I ran my first couple of training sets today. I must confess, the results are not pretty. Let’s start with the summary:

Summary

The training set for the text categorization example given by Joachims contains 2000 weighted example vectors. The precision of the resultant model, as estimated by svm_learn, is 93.07%.

My first training set used a search for “cars” for positive examples and a search for “film -cars” for negative examples. It contains 63 binary example vectors. The estimated precision is 12.90%.

My second training set used a search for “basketball” for positive examples and a search for “racing -basketball” for negative examples. It contains 61 binary example vectors. The estimated precision is 9.09%. Furthermore, I turned the sentence “Michael Jordan is out to shoot some hoops on the court this week.” into a test vector. It was categorized incorrectly.

Analysis

There aren’t the sort of statistics I was hoping to see. There are a number of reasons why I might be getting these subpar results.

  1. Quantity
    Sixty-some example vectors simply aren’t going to stand up to the example set of 2000. Of course, the internet is a big place, so there’s no reason (other than Google’s API limitations) that I shouldn’t be generating my own large training sets.
  2. Quality (Part A)
    The example set uses weighted vectors while my sets use only binary vectors. In short, I’m not including information about word frequency, only about word appearance.
  3. Quality (Part B)
    I don’t know how counterexamples were selected for the example set, but I’ll admit that my current strategy for finding negative examples is flawed. The selection of a counterexample search term was arbitrary, and using a single search term probably produces an undesirably uniform counterexample set.
  4. Quality (Part C)
    The example set was generated by a system trained to ignore trivial words and to reduce complex words to word-parts for consistency. My system currently has no such bells and whistles. I had hoped that the equal presence of elements like markup in positive and negative examples would lead the vector machine to ignore those elements, but the results say otherwise.

What remains to be seen is whether these factors can account for an 80% difference in accuracy. Next steps:

  1. Quantity
    Time to switch to Yahoo’s API and start pulling down large result sets.
  2. Quality (Part A)
    I can try switching to using word frequency within a document, but I’ll need to modify my shared dictionary class to use the same weight calculation that the example set does.
  3. Quality (Part B)
    I’ll either generate counterexamples using a set of searches over other category keywords, or just an OR search. One counter-keyword is not enough.
  4. Quality (Part C)
    I’ll start a word filter list to ignore low-content words like “the.”
  5. Persistence
    Everything is runtime right now. I need to rebuild some things and include a mechanism for saving and reloading a common dictionary at the very least. I also need to be able to consult the dictionary to get a feel for which words it’s picking up.

Self-Training Categorizer

I’m beginning a new project this month, to run through December. I’m going to learn how to train a Support Vector Machine (SVM) to categorize text, and then write a program that will automatically train the SVM using web searches generate training material. Once I’ve got a semblance of a working system, I’ll be building a ‘web game’ to evaluate the machine’s performance accuracy against human feedback. I hope that an automatically trained SVM will be able to catch references to current events in news and pop culture, and use those to assist in categorizing paragraphs of text.
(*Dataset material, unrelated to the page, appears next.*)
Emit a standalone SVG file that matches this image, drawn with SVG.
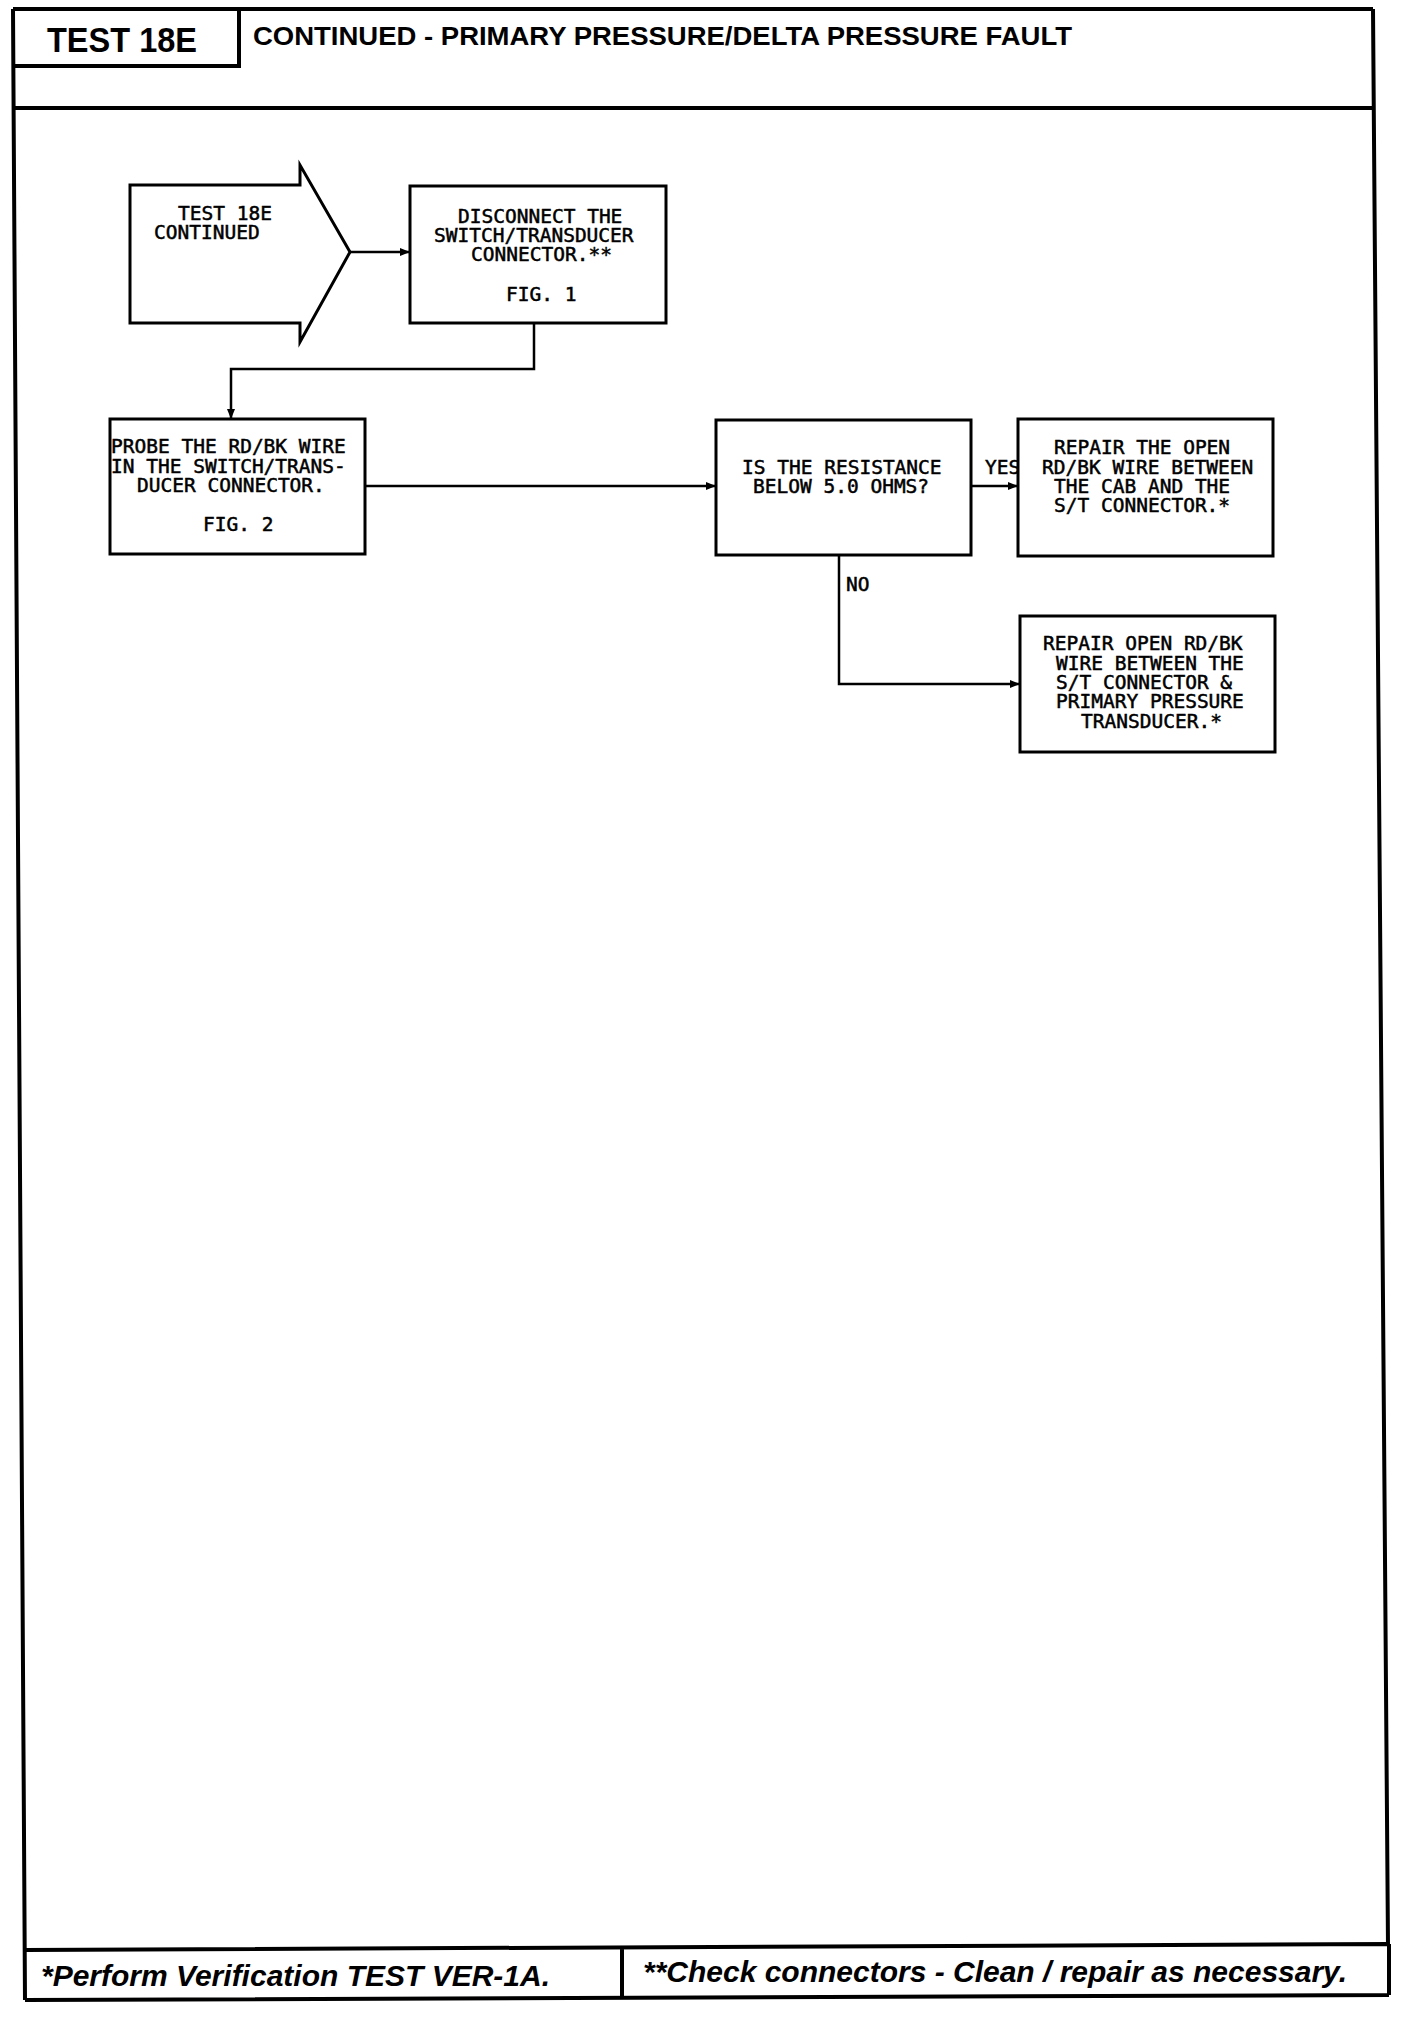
<svg xmlns="http://www.w3.org/2000/svg" width="1408" height="2022" viewBox="0 0 1408 2022">
<style>
.frame{fill:none;stroke:#000;stroke-width:4}
.box{fill:#fff;stroke:#000;stroke-width:3}
.con{fill:none;stroke:#000;stroke-width:2.5}
.t{font-family:"DejaVu Sans Mono","Liberation Mono",monospace;font-size:19.5px;fill:#000;stroke:#000;stroke-width:0.5}
.hd{font-family:"Liberation Sans",Arial,sans-serif;font-weight:bold;fill:#000}
.ft{font-family:"Liberation Sans",Arial,sans-serif;font-weight:bold;font-style:italic;font-size:30px;fill:#000}
</style>
<defs>
<marker id="ah" markerUnits="userSpaceOnUse" markerWidth="10" markerHeight="8" refX="10" refY="4" orient="auto">
<path d="M0,0 L10,4 L0,8 z" fill="#000"/>
</marker>
</defs>
<rect width="1408" height="2022" fill="#fff"/>
<g id="page-frame">
<path class="frame" d="M13,9 H1373 M13,9 L25,2000 M1373,9 L1388,1946 M13,108 H1373 M239,9 V66 H13"/>
<text class="hd" x="47" y="52" font-size="35" textLength="150" lengthAdjust="spacingAndGlyphs">TEST 18E</text>
<text class="hd" x="253" y="45" font-size="25.5" textLength="819" lengthAdjust="spacingAndGlyphs">CONTINUED - PRIMARY PRESSURE/DELTA PRESSURE FAULT</text>
</g>
<g id="footer">
<path class="frame" d="M25,1950 L1389,1944 M25,2000 L1389,1995 M1389,1944 V1995 M622,1948 V1998"/>
<text class="ft" x="41" y="1986" textLength="509" lengthAdjust="spacingAndGlyphs">*Perform Verification TEST VER-1A.</text>
<text class="ft" x="643" y="1982" textLength="704" lengthAdjust="spacingAndGlyphs">**Check connectors - Clean / repair as necessary.</text>
</g>
<g id="connectors">
<path class="con" d="M350,252 H410" marker-end="url(#ah)"/>
<path class="con" d="M534,323 V369 H231 V419" marker-end="url(#ah)"/>
<path class="con" d="M365,486 H716" marker-end="url(#ah)"/>
<path class="con" d="M971,486 H1018" marker-end="url(#ah)"/>
<path class="con" d="M839,555 V684 H1020" marker-end="url(#ah)"/>
<text class="t" x="985" y="474">YES</text>
<text class="t" x="846" y="591">NO</text>
</g>
<g id="start-arrow">
<polygon class="box" points="130,185 300,185 300,165 350,252 300,342 300,323 130,323"/>
<text class="t" x="178" y="220">TEST 18E</text>
<text class="t" x="154" y="239">CONTINUED</text>
</g>
<g id="disconnect">
<rect class="box" x="410" y="186" width="256" height="137"/>
<text class="t" x="458" y="223">DISCONNECT THE</text>
<text class="t" x="434" y="242">SWITCH/TRANSDUCER</text>
<text class="t" x="471" y="261">CONNECTOR.**</text>
<text class="t" x="506" y="301">FIG. 1</text>
</g>
<g id="probe">
<rect class="box" x="110" y="419" width="255" height="135"/>
<text class="t" x="111" y="453">PROBE THE RD/BK WIRE</text>
<text class="t" x="111" y="473">IN THE SWITCH/TRANS-</text>
<text class="t" x="137" y="492">DUCER CONNECTOR.</text>
<text class="t" x="203" y="531">FIG. 2</text>
</g>
<g id="decision">
<rect class="box" x="716" y="420" width="255" height="135"/>
<text class="t" x="742" y="474">IS THE RESISTANCE</text>
<text class="t" x="753" y="493">BELOW 5.0 OHMS?</text>
</g>
<g id="repair-cab">
<rect class="box" x="1018" y="419" width="255" height="137"/>
<text class="t" x="1054" y="454">REPAIR THE OPEN</text>
<text class="t" x="1042" y="474">RD/BK WIRE BETWEEN</text>
<text class="t" x="1054" y="493">THE CAB AND THE</text>
<text class="t" x="1054" y="512">S/T CONNECTOR.*</text>
</g>
<g id="repair-transducer">
<rect class="box" x="1020" y="616" width="255" height="136"/>
<text class="t" x="1043" y="650">REPAIR OPEN RD/BK</text>
<text class="t" x="1056" y="670">WIRE BETWEEN THE</text>
<text class="t" x="1056" y="689">S/T CONNECTOR &amp;</text>
<text class="t" x="1056" y="708">PRIMARY PRESSURE</text>
<text class="t" x="1081" y="728">TRANSDUCER.*</text>
</g>
</svg>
I’ll be using SVMlight (or a related work from Thorsten Joachims of Cornell University) as the SVM backend. I just finished Probability, so the mathematics involved here are far beyond me; however, there is an SVM tutorial by Chris Burges out of Microsoft Research for those interested in the theory of SVMs.

My first challenge of this project is learning how to represent a text document as a vector. The most common representation (and the one used in the Inductive SVM example on Joachims’ page) is a Bag-of-Words or BOW. There’s a tutorial covering variations on the BOW model by José María Gómez Hidalgo of the Universidad Europea de Madrid. Basically, you build a dictionary for the categorization domain and then assign a value to each word based on whether it is in the document or not: Zero if the word does not appear, and either a one or a weighted value if it does. I think I will begin with a simple binary document representation while I work out the program flow, and tweak the representation later to see if it improves my results.